マーク・トゥエインは様々な"美味しい"フレーズを残しました。
ビートルズがメロディの天才であったように、フレーズにも天才がいるのでしょう。日本で云うと、個人的には寺山修司が好きですが、マーク・トゥエインは世界級です。中でも好きなのはこの一句です。
"History doesn't repeat, it rhymes."(正確にはもう少し長いのですが、一般に口にされるものを紹介させて頂きました)「歴史は繰り返さない。それは韻を踏むのだ。」-全くその通りだと、腑に落ちます。しかしこれは単に「歴史は繰り返す」と云っても、実は意味はあまり変わらない訳で、同じものから全く違う味の料理を作り出すシェフのように、芸術的な閃きのなせる業なのでしょう。神は細部に宿るとは、こう云うことでしょうか。
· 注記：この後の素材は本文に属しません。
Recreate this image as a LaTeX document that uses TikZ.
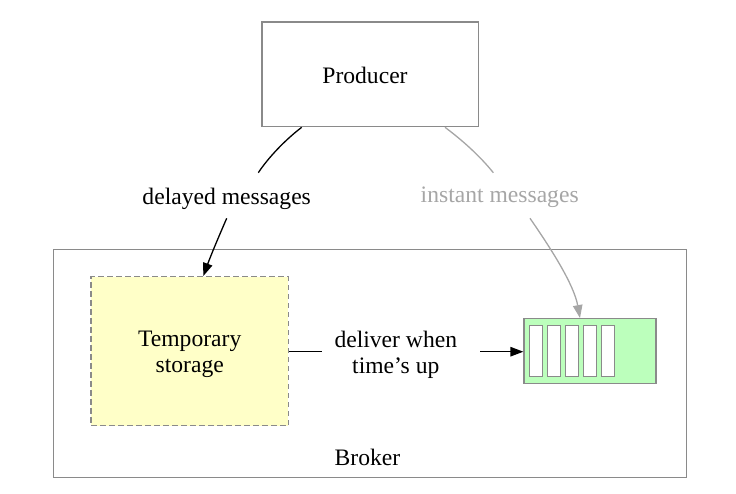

歴史は韻を踏む。人然り、組織然り、社会然り。今世界を心配させているサブ・プライム問題も、凡そ10年前の日本の不良債権問題と酷似しています。担保価値の下落、疑心暗鬼、ねじれ議会。波のように循環することは、自然と人間の理(ことわり)でしょう。或いはそもそも人も社会も古(いにしえ)から何も変わらないのかも知れません。

しかし人間は、知識や知恵を蓄積出来ます。歴史自体が或る意味で繰り返すことは避けられなくても、問題解決の手法は、過去から学んで改善出来る筈です。他所の問題だけを云ってるのではありません。以て他山の石としたいと思います。